Materials absorb energy during laser engraving. Due to the rapidly increasing heat, the laser marked dots become larger until they overlap ('dot bleed'). This is a very important aspect of photo engraving, and needs to be carefully considered. To counter this effect, having the correct resolution is crucial.
|wood, glass, textile, stone||lower resolutions: |
125, 250, 333dpi
|acrylic, TroLase materials, paper, cardboard||moderate resolutions: |
500 - 600dpi
|stamps, metal, processing with fiber lasers||higher resolutions: |
600 - 1000dpi
Depending on the level of detail in your chosen graphic, we suggest increasing the resolution to about 600dpi, despite the 'dot bleed' that we outlined above. This will allow even the finest of details to be perfectly and optimally engraved.
The higher the resolution, the more time you'll need to complete the laser engraving job. If you choose a different resolution, you may be able to save some overall engraving time. For example, with large scale engravings, we suggest choosing a lower resolution and compensate for the resulting line spacing with a higher z-offset value instead.

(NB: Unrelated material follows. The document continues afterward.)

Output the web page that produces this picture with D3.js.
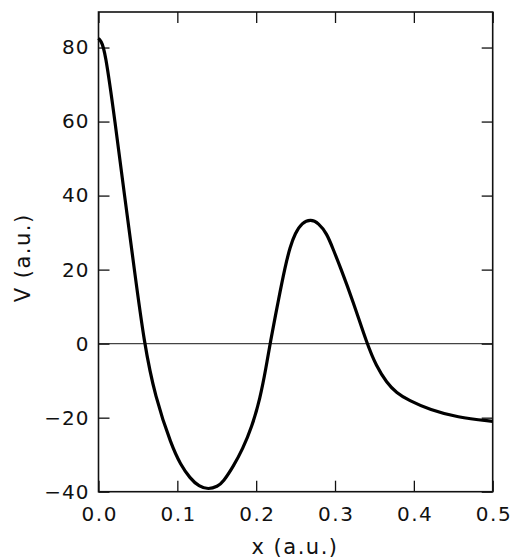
<!DOCTYPE html>
<html><head><meta charset="utf-8">
<script src="https://cdn.jsdelivr.net/npm/d3@7"></script>
<style>body{margin:0;background:#fff}svg text{font-family:"DejaVu Sans",sans-serif;fill:#111}</style>
</head><body><svg id="c" width="511" height="558"></svg>
<script>
const xValues = [0, 0.003, 0.0082, 0.021, 0.033, 0.0455, 0.058, 0.0717, 0.093, 0.104, 0.116, 0.1275, 0.1394, 0.151, 0.158, 0.171, 0.183, 0.1944, 0.205, 0.2126, 0.2176, 0.2282, 0.2367, 0.2431, 0.2494, 0.258, 0.2693, 0.279, 0.2896, 0.298, 0.3065, 0.3228, 0.3405, 0.3522, 0.3657, 0.378, 0.3932, 0.4207, 0.4546, 0.5];
const vValues = [82.5, 81.8, 79.5, 60, 40, 20, 0, -14.3, -27.8, -32.6, -36.4, -38.6, -39.4, -38.6, -37.4, -33.2, -28.4, -22.6, -14.8, -6.4, 0, 11.8, 20.8, 26.2, 29.8, 32.7, 33.6, 32.6, 29.8, 25.3, 20.8, 11.5, 0, -6.0, -10.6, -13.3, -15.3, -17.9, -19.9, -21];
const xTicks = [0, 0.1, 0.2, 0.3, 0.4, 0.5];
const yTicks = [-40, -20, 0, 20, 40, 60, 80];
const xTickLabels = ["0.0", "0.1", "0.2", "0.3", "0.4", "0.5"];
const yTickLabels = ["−40", "−20", "0", "20", "40", "60", "80"];

const svg = d3.select("#c");
const L = 98.5, R = 492.7, T = 12, B = 491.7;
const x = d3.scaleLinear().domain([0, 0.5]).range([L, R]);
const y = d3.scaleLinear().domain([-40, 89.6]).range([B, T]);
const tl = 11;

// zero line
svg.append("line").attr("x1", L).attr("x2", R).attr("y1", y(0)).attr("y2", y(0))
  .attr("stroke", "#444").attr("stroke-width", 1.1);

// axes with inward ticks
const ax = (g, axis) => { g.call(axis); g.select(".domain").remove(); g.selectAll("line").attr("stroke", "#111").attr("stroke-width", 1.3); };
svg.append("g").attr("transform", `translate(0,${B})`).call(g => ax(g, d3.axisBottom(x).tickValues(xTicks).tickSize(-tl).tickFormat((d,i)=>xTickLabels[i])))
  .selectAll("text").attr("font-size", 20).attr("dy", "1.3em").attr("letter-spacing", 1.5).attr("dx", 0.75);
svg.append("g").attr("transform", `translate(0,${T})`).call(g => ax(g, d3.axisTop(x).tickValues(xTicks).tickSize(-tl).tickFormat("")));
svg.append("g").attr("transform", `translate(${L},0)`).call(g => ax(g, d3.axisLeft(y).tickValues(yTicks).tickSize(-tl).tickPadding(9).tickFormat((d,i)=>yTickLabels[i])))
  .selectAll("text").attr("font-size", 20).attr("letter-spacing", 1);
svg.append("g").attr("transform", `translate(${R},0)`).call(g => ax(g, d3.axisRight(y).tickValues(yTicks).tickSize(-tl).tickFormat("")));
svg.selectAll("g.tick text").attr("fill", "#111");

// frame
svg.append("rect").attr("x", L).attr("y", T).attr("width", R - L).attr("height", B - T)
  .attr("fill", "none").attr("stroke", "#111").attr("stroke-width", 1.6);

// curve
const data = xValues.map((d, i) => [d, vValues[i]]);
svg.append("path").datum(data)
  .attr("d", d3.line().x(d => x(d[0])).y(d => y(d[1])).curve(d3.curveBasis))
  .attr("fill", "none").attr("stroke", "#000").attr("stroke-width", 3.2).attr("stroke-linejoin", "round");

// axis titles
svg.append("text").attr("x", 295).attr("y", 554).attr("text-anchor", "middle").attr("font-size", 21).attr("letter-spacing", 1.5).text("x (a.u.)");
svg.append("text").attr("transform", `translate(30,${(T + B) / 2 + 6}) rotate(-90)`).attr("text-anchor", "middle").attr("font-size", 21).attr("letter-spacing", 1.5).text("V (a.u.)");
</script></body></html>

Consistent Results - ¼ of the Original Processing Time
Have a look at our example of how you can engrave the exact same graphic at 500dpi with the same results at 125dpi in just ¼ of the time:
|Speedy 360, 80 Watt, P=65%, v=50%|
|Resolution||125 dpi||250 dpi||333 dpi||500 dpi|
|z-Offset||+12 mm||+12 mm||+9 mm||+6 mm|
EXCEPT FOR: Laser Engraving Rubber Stamps:
In the case of rubber stamps, a higher resolution can increase the energy density during engraving. If a stamp is engraved at 500dpi, the engraving speed needs to be reduced to reach the recommended engraving depth of 1.1mm. So, engraving can be quicker at a resolution of 1,000dpi and save you some time overall, despite the high resolution.